Am Originalbau stellte die Eosander-Eckkartusche mit den Initialen von König Friedrich I. (FR) eine Allegorie auf den Ruhm des Königs dar. Zwei göttliche Ruhmverkünder (Famen) bejubeln mit ihren Fanfaren die Anbringung der Kartusche am Schloss. Bei der Versetzung der Sandsteinelemente an die rekonstruierte Fassade waren Martin Hohn, Bauleiter des Bamberger Natursteinwerkes, und Bildhauer Hoferick dabei, als ein großer Kran die 16 Steine in die Höhe hievte. Der schwerste wiegt 9,2 t. Die Herstellung des Modells sei in "ganz traditioneller Weise" erfolgt, war von Hoferick zu hören, nämlich "mit Kopf und Händen sowie Zollstock und Gips". Bauleiter Hohn erklärte, dass die Montage im Wesentlichen abgeschlossen sei. Die Zusammenarbeit mit dem Dresdener Unternehmen Schubert funktioniere sehr gut, so dass innerhalb von vier Tagen der Part des Bamberger Natursteinwerks erledigt gewesen sei. "Es fehlen lediglich noch Flügel und Arme, die von den Dresdenern montiert werden", sagte er, "und ein paar Übergänge sind noch nachzuarbeiten".

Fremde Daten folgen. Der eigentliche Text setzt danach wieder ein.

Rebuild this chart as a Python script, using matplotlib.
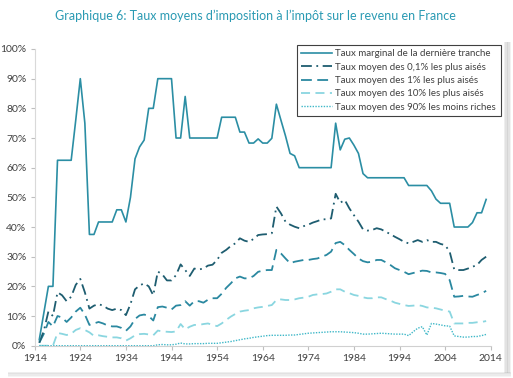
import matplotlib
matplotlib.use("Agg")
import matplotlib.pyplot as plt
from matplotlib.patches import Rectangle
import numpy as np

plt.rcParams['font.family'] = ['Lato', 'DejaVu Sans']

years = list(range(1915, 2014))

marginal = [2, 11, 20, 20, 62.5, 62.5, 62.5, 62.5, 76, 90,
            75, 37.5, 37.5, 41.7, 41.7, 41.7, 41.7, 45.8, 45.8, 41.7,
            50, 63, 67, 69.3, 80, 80, 90, 90, 90, 90,
            70, 70, 84, 70, 70, 70, 70, 70, 70, 70,
            77, 77, 77, 77, 72, 72, 68.3, 68.3, 69.7, 68.3,
            68.3, 69.9, 81.4, 76, 70.7, 64.8, 64, 60, 60, 60,
            60, 60, 60, 60, 60, 75, 66, 69.6, 70, 67.6,
            64.8, 58, 56.6, 56.6, 56.6, 56.6, 56.6, 56.6, 56.6, 56.6,
            56.6, 54, 54, 54, 54, 54, 52.2, 49.4, 48, 48,
            48, 40, 40, 40, 40, 41.5, 44.8, 44.8, 49.3]

top01 = [1, 5, 11.5, 10, 18, 17, 15, 16.5, 20.5, 22.5,
         18, 12.5, 13.5, 14, 13.5, 12.5, 12, 12.5, 12, 10.3,
         14, 19, 20.3, 21, 20, 17, 25, 24, 22, 22,
         23.8, 27.4, 25.5, 23.5, 26, 25.7, 26, 27, 27.3, 28.9,
         31.3, 32.3, 33.6, 34.5, 36.2, 35.4, 35, 36, 37.3, 37.5,
         37.6, 37.9, 46.9, 44.6, 41.8, 40.8, 40.1, 39.6, 40.3, 40.8,
         41.5, 42, 42.6, 42.6, 42.9, 51.2, 48.2, 49.1, 46.3, 44,
         41.8, 39.2, 38.8, 39, 39.6, 39.2, 38.4, 37.6, 36.7, 35.9,
         35, 34.5, 35, 35.6, 35, 35.6, 35, 35, 34.3, 33.9,
         31.7, 25.7, 25.5, 25.5, 26, 26.6, 27.2, 28.9, 30]

top1 = [1, 4, 8, 6.5, 10, 9.5, 8, 9.5, 11.5, 12.8,
        10.5, 7, 7.5, 8, 7.5, 6.8, 6.5, 6.5, 6, 5,
        6.5, 9, 10.2, 10.5, 10, 8.5, 13, 13.2, 12.8, 12.2,
        13.5, 13.7, 15, 13.5, 15, 15, 14.5, 15.5, 16, 16,
        17.5, 19.5, 21, 22.7, 23.3, 22.7, 22.7, 23.5, 24.9, 25.3,
        25.5, 25.5, 32.3, 31.1, 29.4, 27.8, 28.3, 28.6, 28.9, 28.9,
        29.2, 29.4, 30, 30.6, 31.7, 34.6, 35, 33.9, 32.3, 30.9,
        29.4, 28.5, 28.1, 28.3, 28.9, 28.9, 28.1, 27.2, 26.1, 25.5,
        24.9, 24.1, 24.5, 24.9, 25.3, 25.2, 24.7, 24.7, 24.5, 24.2,
        22.1, 16.5, 16.6, 16.8, 16.6, 16.5, 17.1, 17.6, 18.5]

top10 = [0, 0, 0, 0, 4.3, 4, 3.6, 4, 5.3, 5.9,
         5.3, 4.5, 3.3, 3.5, 3.2, 3, 2.8, 2.8, 2.5, 1.7,
         2.5, 3.5, 3.9, 4, 3.8, 3.5, 5.1, 4.8, 4.7, 4.6,
         4.8, 7.3, 5.5, 6.4, 7, 7, 7.3, 7.5, 7, 6.6,
         7.5, 8.7, 9.8, 10.7, 11.5, 11.8, 12, 12.6, 12.9, 13.1,
         13.4, 13.7, 15.4, 15.6, 15.4, 15.4, 15.6, 16, 16.2, 16.5,
         17.1, 17.3, 17.4, 17.6, 18.2, 19, 19, 18.2, 17.7, 17.1,
         16.8, 16.3, 16, 16, 16.3, 16.3, 15.7, 15.2, 14.5, 14.1,
         13.7, 13.4, 13.5, 13.7, 13.4, 12.9, 12.8, 12.6, 12.2, 11.8,
         11.5, 7.5, 7.5, 7.5, 7.7, 7.7, 7.9, 8, 8.3]

bottom90 = [0, 0, 0, 0, 0, 0, 0, 0, 0, 0,
            0, 0, 0, 0, 0, 0, 0, 0, 0, 0,
            0, 0, 0, 0, 0, 0, 0.3, 0.4, 0.3, 0.3,
            0.5, 0.9, 0.6, 0.6, 0.7, 0.7, 0.7, 0.8, 0.8, 0.8,
            1.0, 1.2, 1.4, 1.7, 2.0, 2.3, 2.5, 2.8, 3.0, 3.2,
            3.4, 3.5, 3.5, 3.5, 3.5, 3.6, 3.6, 3.8, 4.0, 4.2,
            4.3, 4.4, 4.5, 4.6, 4.7, 4.7, 4.7, 4.6, 4.5, 4.4,
            4.2, 3.9, 3.9, 4.0, 4.1, 4.2, 4.1, 4.0, 3.9, 3.9,
            3.9, 3.4, 4.7, 5.9, 6.4, 3.6, 7.5, 7.3, 7.0, 6.7,
            6.6, 3.3, 3.1, 2.9, 2.9, 3.1, 3.1, 3.4, 3.8]

labels = ["Taux marginal de la dernière tranche",
          "Taux moyen des 0,1% les plus aisés",
          "Taux moyen des 1% les plus aisés",
          "Taux moyen des 10% les plus aisés",
          "Taux moyen des 90% les moins riches"]

xticks = list(range(1914, 2015, 10))
yticks = list(range(0, 101, 10))

title = "Graphique 6: Taux moyens d’imposition à l’impôt sur le revenu en France"

W, H = 513, 378
fig = plt.figure(figsize=(W / 100, H / 100), dpi=100)
fig.patch.set_facecolor('white')

# drop shadow of panel
for i, a in enumerate([0.10, 0.18, 0.26, 0.18, 0.08]):
    fig.patches.append(Rectangle(((504 + i * 1.4) / W, 0.012), 1.4 / W, 1 - 0.012 - 42 / H,
                                 transform=fig.transFigure, facecolor='#606060',
                                 alpha=a, edgecolor='none'))
for i, a in enumerate([0.10, 0.18, 0.12, 0.06]):
    fig.patches.append(Rectangle((8 / W, (5 - i * 1.3) / H), 503 / W, 1.3 / H,
                                 transform=fig.transFigure, facecolor='#606060',
                                 alpha=a, edgecolor='none'))

ax = fig.add_axes([34.7 / W, 32.3 / H, (490.7 - 34.7) / W, (345.7 - 49) / H])

c_marg = '#2b8ea4'
c01 = '#1e5d70'
c1 = '#2a88a0'
c10 = '#8ad6e0'
c90 = '#3fb8c8'

ax.plot(years, top10, color=c10, lw=1.3, dashes=(5, 3), label=labels[3], zorder=2)
ax.plot(years, bottom90, color=c90, lw=1.0, dashes=(1, 1), label=labels[4], zorder=2)
ax.plot(years, top1, color=c1, lw=1.3, dashes=(6, 3), label=labels[2], zorder=3)
ax.plot(years, top01, color=c01, lw=1.3, dashes=(6, 2.5, 1, 2.5), label=labels[1], zorder=3)
ax.plot(years, marginal, color=c_marg, lw=1.2, label=labels[0], zorder=4)

ax.set_xlim(1914, 2014)
ax.set_ylim(0, 100)
ax.set_xticks(xticks)
ax.set_xticklabels([str(v) for v in xticks])
ax.set_yticks(yticks)
ax.set_yticklabels([f"{v}%" for v in yticks])
for s in ['top', 'right']:
    ax.spines[s].set_visible(False)
ax.spines['left'].set_color('#d9d9d9')
ax.spines['bottom'].set_color('#d0d0d0')
ax.tick_params(axis='both', colors='#bfbfbf', labelcolor='#404040', labelsize=7.5, length=3, width=0.8)
ax.tick_params(axis='x', pad=3)
ax.tick_params(axis='y', pad=3)

handles, labs = ax.get_legend_handles_labels()
order = [labs.index(l) for l in labels]
leg = fig.legend([handles[i] for i in order], [labs[i] for i in order],
                 loc='upper left', bbox_to_anchor=(297 / W, 1 - 45 / H),
                 bbox_transform=fig.transFigure, fontsize=7, frameon=True,
                 fancybox=False, edgecolor='#404040', framealpha=1,
                 handlelength=3.2, handletextpad=0.3, labelspacing=0.45,
                 borderpad=0.45, borderaxespad=0)
leg.get_frame().set_linewidth(0.8)
for t in leg.get_texts():
    t.set_color('#404040')

fig.text(255 / W, 1 - 16 / H, title, ha='center', va='center', fontsize=9, color='#2a9ab3')

fig.savefig('out.png', dpi=100)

Was stellt die "Kartusche" dar? Drei Putti (kindliche Engel) helfen zwei Famen (Engel, die die Gottheit des Ruhmes darstellen), das Wappenschild des Königs Friedrich I. (FR) im Mezzanin (Zwischengeschoss) an der Fassade zu befestigen.

Informationen zum Schloss
Das Berliner Schloss, seit dem 19. Jahrhundert auch Berliner Stadtschloss genannt, war das zentrale Bauwerk in der historischen Mitte Berlins. Es wurde im Jahr 1442 als Residenzschloss der Hohenzollern erbaut und später barock erweitert. Unter Kunsthistorikern gilt es als einer der bedeutendsten Barockbauten der Welt. Im Jahr 1950 beschloss die Regierung der DDR, das zum größten Teil ausgebrannte Gebäude mittels Sprengung abzureißen. Unter Verwendung rekonstruierter Teile des alten Schlosses entsteht an dieser Stelle jetzt der Neubau.

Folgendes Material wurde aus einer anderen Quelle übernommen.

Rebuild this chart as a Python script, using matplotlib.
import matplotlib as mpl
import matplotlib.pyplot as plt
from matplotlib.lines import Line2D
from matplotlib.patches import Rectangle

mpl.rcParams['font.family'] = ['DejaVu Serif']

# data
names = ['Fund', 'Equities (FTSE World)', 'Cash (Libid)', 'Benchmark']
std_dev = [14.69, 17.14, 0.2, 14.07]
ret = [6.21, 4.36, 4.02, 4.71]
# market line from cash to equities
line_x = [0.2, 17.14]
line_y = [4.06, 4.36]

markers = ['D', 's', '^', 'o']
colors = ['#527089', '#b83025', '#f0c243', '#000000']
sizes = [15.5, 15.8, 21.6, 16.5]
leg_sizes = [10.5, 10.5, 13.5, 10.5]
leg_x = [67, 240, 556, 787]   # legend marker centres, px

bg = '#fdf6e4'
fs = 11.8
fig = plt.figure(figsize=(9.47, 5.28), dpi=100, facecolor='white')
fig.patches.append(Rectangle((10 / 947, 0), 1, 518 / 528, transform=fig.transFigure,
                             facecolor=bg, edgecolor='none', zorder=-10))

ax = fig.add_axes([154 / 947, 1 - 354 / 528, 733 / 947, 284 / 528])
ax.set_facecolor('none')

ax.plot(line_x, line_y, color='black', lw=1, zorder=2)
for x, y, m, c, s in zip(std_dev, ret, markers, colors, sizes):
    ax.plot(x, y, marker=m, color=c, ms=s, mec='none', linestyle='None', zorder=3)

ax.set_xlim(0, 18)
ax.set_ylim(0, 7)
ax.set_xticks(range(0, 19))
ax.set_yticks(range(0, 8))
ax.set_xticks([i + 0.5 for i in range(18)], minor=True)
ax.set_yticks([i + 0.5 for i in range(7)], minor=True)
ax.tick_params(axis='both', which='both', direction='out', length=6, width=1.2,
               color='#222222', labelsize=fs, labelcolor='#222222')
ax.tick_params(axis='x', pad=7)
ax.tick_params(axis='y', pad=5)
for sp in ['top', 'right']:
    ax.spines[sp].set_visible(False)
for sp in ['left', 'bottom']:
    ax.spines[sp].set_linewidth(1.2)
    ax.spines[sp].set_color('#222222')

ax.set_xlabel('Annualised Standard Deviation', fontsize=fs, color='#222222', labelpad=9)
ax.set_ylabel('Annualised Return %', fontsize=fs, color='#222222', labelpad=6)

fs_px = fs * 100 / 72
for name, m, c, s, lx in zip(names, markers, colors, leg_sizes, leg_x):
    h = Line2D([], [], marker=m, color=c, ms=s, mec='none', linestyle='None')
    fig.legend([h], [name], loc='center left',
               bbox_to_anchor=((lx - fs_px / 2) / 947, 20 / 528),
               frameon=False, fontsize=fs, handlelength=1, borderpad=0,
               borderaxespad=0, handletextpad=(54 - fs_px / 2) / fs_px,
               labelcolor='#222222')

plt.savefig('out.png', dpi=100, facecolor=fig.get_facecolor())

An der Nord-, West- und Südseite des Schlosses wird die Barockfassade rekonstruiert. An der Ostseite entsteht eine Fassade in moderner Architektur. Der Förderverein Berliner Schloss will 80 Millionen Euro für den Wiederaufbau der Barock-Fassaden sowie 25 Millionen Euro für Extras, unter anderem für die vollständige Rekonstruktion der Kuppel, aus Spenden aufbringen. Geld- und Sachspenden im Wert von 57 Millionen Euro gingen bisher ein. 2019 soll das Projekt, das als Museum und Bühne für kulturelle Veranstaltungen dienen soll, fertig sein. (Quelle: Förderverein Berliner Schloss e. V.)

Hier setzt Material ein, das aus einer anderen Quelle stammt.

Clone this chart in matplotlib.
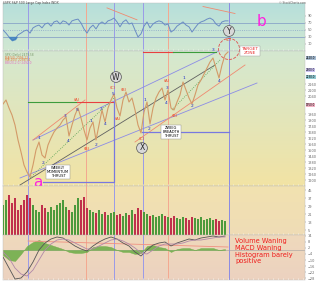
import numpy as np
import matplotlib
matplotlib.use("Agg")
import matplotlib.pyplot as plt
import matplotlib.colors as mcolors
from matplotlib.patches import Ellipse

# ---- data (one sample every 3 days) ----
close = [1960, 2000, 1920, 1850, 1750, 1600, 1480, 1350, 1280, 1230,
         1350, 1500, 1580, 1450, 1420, 1550, 1620, 1680, 1720, 1750,
         1800, 1830, 1640, 1750, 1850, 1920, 1820, 1700, 1600, 1720,
         1780, 1600, 1750, 1900, 1780, 1920, 2000, 2060, 1920, 1840,
         2000, 2080, 1980, 2020, 1900, 1750, 1670, 1880, 1980, 1760,
         1920, 2020, 2080, 2120, 2000, 2100, 1920, 1900, 1980, 2050,
         2180, 2100, 2020, 1960, 2050, 2150, 2200, 2260, 2320, 2380,
         2420, 2320, 2220, 2350, 2450, 2480]

volume = [30, 35, 40, 32, 37, 25, 30, 35, 40, 37,
          30, 25, 23, 30, 27, 23, 28, 25, 30, 32,
          35, 28, 25, 23, 30, 37, 35, 38, 27, 25,
          23, 22, 25, 21, 23, 20, 22, 23, 20, 21,
          19, 22, 20, 25, 21, 27, 25, 23, 21, 19,
          20, 18, 19, 21, 19, 18, 17, 19, 17, 16,
          18, 17, 15, 18, 17, 16, 18, 15, 16, 17,
          15, 16, 14, 15, 14]

rsi = [50, 41, 30, 21, 24, 36, 41, 47, 50, 41,
       56, 61, 64, 56, 67, 70, 61, 73, 76, 67,
       76, 73, 64, 76, 79, 81, 70, 53, 41, 56,
       64, 53, 67, 73, 67, 76, 79, 84, 73, 59,
       73, 79, 67, 70, 50, 30, 39, 61, 73, 56,
       67, 73, 76, 73, 64, 67, 44, 50, 61, 67,
       73, 64, 59, 44, 56, 67, 73, 76, 81, 84,
       79, 67, 61, 73, 76, 76]

# MACD sampled every 6 days
macd = [-7, -18, -29, -28, -22, -12, 0, 7, 11, 13,
        12, 8, 4, 1, -1, 4, 8, 11, 13, 11,
        7, 4, -2, -6, 0, 5, 7, 8, 4, 7,
        9, 11, 10, 12, 13, 14, 13, 14]
signal = [-2, -8, -18, -24, -26, -20, -10, 0, 6, 10,
          11, 10, 7, 4, 1, 1, 4, 7, 10, 11,
          9, 6, 2, -3, -4, 0, 4, 6, 6, 6,
          7, 9, 10, 10, 11, 12, 13, 13]

# wave counts: (label, day, price, colour)
wave_labels = [
    ("1", 36, 1620, "b"), ("2", 40, 1370, "b"), ("3", 62, 1840, "b"),
    ("4", 65, 1590, "b"), ("5", 74, 1900, "b"), ("(A)", 74, 2000, "r"),
    ("(B)", 84, 1510, "r"), ("1", 88, 1790, "b"), ("2", 93, 1550, "b"),
    ("3", 98, 1910, "b"), ("4", 102, 1760, "b"), ("5", 110, 2060, "b"),
    ("(C)", 110, 2120, "r"), ("(A)", 115, 1810, "r"), ("(B)", 121, 2100, "r"),
    ("(C)", 139, 1610, "r"), ("1", 142, 2000, "b"), ("2", 146, 1710, "b"),
    ("(A)", 164, 2190, "r"), ("3", 164, 2120, "b"), ("4", 163, 1970, "b"),
    ("(B)", 172, 1840, "r"), ("1", 181, 2220, "b"), ("2", 189, 1940, "b"),
    ("3", 210, 2500, "b"), ("4", 216, 2190, "b"), ("(C)", 226, 2600, "r"),
]
big_waves = [("W", 113, 2230), ("X", 139, 1520), ("Y", 226, 2690)]

# trend lines: ((day0, price0), (day1, price1), colour, style)
trend_lines = [
    ((30, 1600), (222, 2520), "#8c8ce6", "-"),
    ((17, 1220), (254, 2170), "#8c8ce6", "-"),
    ((30, 1600), (82, 2000), "#f08a70", "-"),
    ((132, 1580), (242, 2350), "#f08a70", "-"),
    ((17, 1150), (212, 2350), "#606060", "-"),
    ((27, 1220), (112, 2030), "#50a050", ":"),
    ((169, 1900), (217, 2400), "#50a050", ":"),
]

vlines = [(25, "#9a9ae8"), (83, "#f4a890"), (111, "#9a9ae8"),
          (140, "#9a9ae8"), (165, "#f4a890"), (226, "#8a8ae4")]

# price tags on the right edge: (price, colour)
tags = [(2420, "#a6bcd2"), (2300, "#cac2f2"), (2230, "#92cad2"),
        (1950, "#f2b2c4")]

days = np.arange(len(close)) * 3
vol_days = np.arange(len(volume)) * 3
macd_days = np.arange(len(macd)) * 6
hist = np.array(macd) - np.array(signal)


def gradient(ax, top, bottom):
    c1 = np.array(mcolors.to_rgb(top))
    c2 = np.array(mcolors.to_rgb(bottom))
    t = np.linspace(0, 1, 64)[:, None, None]
    img = c1 * (1 - t) + c2 * t
    ax.imshow(img, extent=[0, 1, 0, 1], transform=ax.transAxes,
              aspect="auto", zorder=0, interpolation="bilinear")


def style(ax):
    ax.yaxis.tick_right()
    ax.tick_params(axis="y", labelsize=2.5, length=1, width=0.3,
                   colors="#666666", pad=1)
    ax.tick_params(axis="x", direction="in", length=1.5, width=0.4,
                   colors="#ffffff", labelbottom=False)
    ax.set_xticks(np.arange(0, 302, 5))
    for s in ax.spines.values():
        s.set_linewidth(0.3)
        s.set_color("#bbbbbb")


fig = plt.figure(figsize=(3.2, 2.85), dpi=100)
L, W = 3 / 320, 302 / 320
ax_rsi = fig.add_axes([L, 1 - 51 / 285, W, 48 / 285])
ax = fig.add_axes([L, 1 - 186 / 285, W, 135 / 285])
ax_vol = fig.add_axes([L, 1 - 235 / 285, W, 49 / 285])
ax_macd = fig.add_axes([L, 1 - 280 / 285, W, 45 / 285])

# ---- RSI panel ----
gradient(ax_rsi, "#b6dfdb", "#d2e8d2")
ax_rsi.plot(days, rsi, color="#6a8cc4", lw=0.7, zorder=3)
r = np.array(rsi)
ax_rsi.fill_between(days, r, 30, where=r < 30, color="#3f7fc0", alpha=0.8,
                    interpolate=True, zorder=3)
for lvl, ls in [(70, "-"), (50, ":"), (30, "-")]:
    ax_rsi.axhline(lvl, color="#8aa4c8", lw=0.6, ls=ls, zorder=2)
ax_rsi.plot([104, 134], [113, 79], color="#f08a70", lw=0.6, zorder=3)
ax_rsi.plot([200, 232], [117, 97], color="#f08a70", lw=0.6, zorder=3)
ax_rsi.text(259, 73, "b", color="#ff20e0", fontsize=11, ha="center",
            va="center", zorder=6)
ax_rsi.set_ylim(-10, 127)
ax_rsi.set_yticks([10, 30, 50, 70, 90])

# ---- price panel ----
gradient(ax, "#d4e8d0", "#f2e3a4")
ax.plot(days, close, color="#d39a68", lw=0.8, zorder=3)
for (x0, y0), (x1, y1), c, ls in trend_lines:
    ax.plot([x0, x1], [y0, y1], color=c, lw=0.6, ls=ls, zorder=2)
ax.plot([25, 74], [1980, 1980], color="#3c9c3c", lw=0.8, zorder=2)
ax.plot([74, 111], [1980, 1980], color="#e84040", lw=0.8, zorder=2)
ax.plot([140, 170], [2480, 2480], color="#e84040", lw=0.8, zorder=2)
ax.plot([170, 213], [2480, 2480], color="#3c9c3c", lw=0.8, zorder=2)
ax.plot([40, 111, 111], [1180, 1180, 1980], color="#7878e0", lw=0.9, zorder=2)
ax.plot([139, 226], [1680, 1680], color="#7878e0", lw=0.9, zorder=2)

for a_ in (ax_rsi, ax, ax_vol, ax_macd):
    for d, c in vlines:
        a_.axvline(d, color=c, lw=0.7, zorder=1.5)

for txt, d, p, c in wave_labels:
    col = "#1c2cc8" if c == "b" else "#ec4a2a"
    ax.text(d, p, txt, color=col, fontsize=3.2, ha="center", va="center",
            zorder=6, clip_on=False)
for txt, d, p in big_waves:
    ax.text(d, p, txt, color="#222222", fontsize=5.5, ha="center",
            va="center", zorder=7, clip_on=False,
            bbox=dict(boxstyle="circle,pad=0.12", fc="#d8d8d8", ec="#555555",
                      lw=0.5))

ax.add_patch(Ellipse((226, 2510), 21, 210, fill=False, ec="#e05050",
                     lw=0.6, ls="--", zorder=5, clip_on=False))
ax.text(247, 2490, "TARGET\nZONE", color="#e83030", fontsize=3.2,
        ha="center", va="center", zorder=7, clip_on=False, linespacing=1.1,
        bbox=dict(boxstyle="square,pad=0.3", fc="white", ec="#999999",
                  lw=0.3))
box = dict(boxstyle="square,pad=0.3", fc="white", ec="#888888", lw=0.3)
ax.text(55, 1280, "WEEKLY\nMOMENTUM\nTHRUST", fontsize=2.6, ha="center",
        va="center", zorder=7, linespacing=1.1, bbox=box)
ax.text(168, 1680, "ZWEIG\nBREADTH\nTHRUST", fontsize=2.6, ha="center",
        va="center", zorder=7, linespacing=1.1, bbox=box)
ax.text(35, 1175, "a", color="#ff20e0", fontsize=11, ha="center",
        va="center", zorder=7, clip_on=False)

legend_lines = [("SPX (Daily) 2479.58", "#7a9a6a"),
                ("MA(50) 2396.12", "#e07a40"),
                ("MA(200) 2288.54", "#e07a40"),
                ("BB(20,2.0) 2492.0", "#e070c0")]
for i, (t, c) in enumerate(legend_lines):
    ax.text(0.005, 0.985 - i * 0.02, t, color=c, fontsize=2.1,
            transform=ax.transAxes, va="top", zorder=7)

for p, c in tags:
    ax.text(1.003, p, f"{p:.1f}", fontsize=2.0, va="center", zorder=7,
            transform=ax.get_yaxis_transform(), clip_on=False,
            bbox=dict(boxstyle="square,pad=0.1", fc=c, ec="none"))
ax.set_ylim(1140, 2490)
yt = [v for v in range(1200, 2500, 60)
      if min(abs(v - p) for p, _ in tags) > 40]
ax.set_yticks(yt)

# ---- volume panel ----
gradient(ax_vol, "#f2e2b0", "#efdcb6")
vol_col = ["#4c9a3c" if i == 0 or close[i] >= close[i - 1] else "#c0304c"
           for i in range(len(volume))]
ax_vol.bar(vol_days, volume, width=2.0, color=vol_col, zorder=3)
ax_vol.axhline(0.5, color="#a09070", lw=0.6, zorder=4)
ax_vol.set_ylim(0, 49)
ax_vol.set_yticks(np.arange(5, 46, 8))

# ---- MACD panel ----
gradient(ax_macd, "#efd9bc", "#ecd2c0")
ax_macd.axhline(0, color="#a0a0a0", lw=0.4, zorder=2)
ax_macd.fill_between(macd_days, hist, 0, color="#6aac44", alpha=0.85,
                     lw=0.3, zorder=3)
ax_macd.plot([25, 225], [9, 3], color="#f09080", lw=0.6, zorder=3)
ax_macd.plot(macd_days, macd, color="#555555", lw=0.6, zorder=4)
ax_macd.plot(macd_days, signal, color="#b088a8", lw=0.6, zorder=4)
ax_macd.text(232, 12, "Volume Waning\nMACD Waning\nHistogram barely\npositive",
             color="#ee1c1c", fontsize=4.8, va="top", ha="left",
             linespacing=1.15, zorder=6)
ax_macd.set_ylim(-30, 15)
ax_macd.set_yticks(np.arange(-28, 15, 6))

for a_ in (ax_rsi, ax, ax_vol, ax_macd):
    style(a_)
    a_.set_xlim(0, 302)

fig.text(0.01, 0.995, "$SPX S&P 500 Large Cap Index INDX", fontsize=2.2,
         color="#444444", va="top")
fig.text(0.955, 0.995, "© StockCharts.com", fontsize=2.0, color="#666666",
         va="top", ha="right")

fig.savefig("out.png", dpi=100)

Johann Friedrich Eosander von Göthe (1669 - 1728) war ein Baumeister des Spätbarocks. Er wirkte neben Andreas Schlüter in Berlin, ab 1699 als Hofbaumeister. Sein bekanntestes Werk ist das Schloss Charlottenburg. 1707 wurde er Schlüters Nachfolger als Bauleiter für die Errichtung des Berliner Stadtschlosses.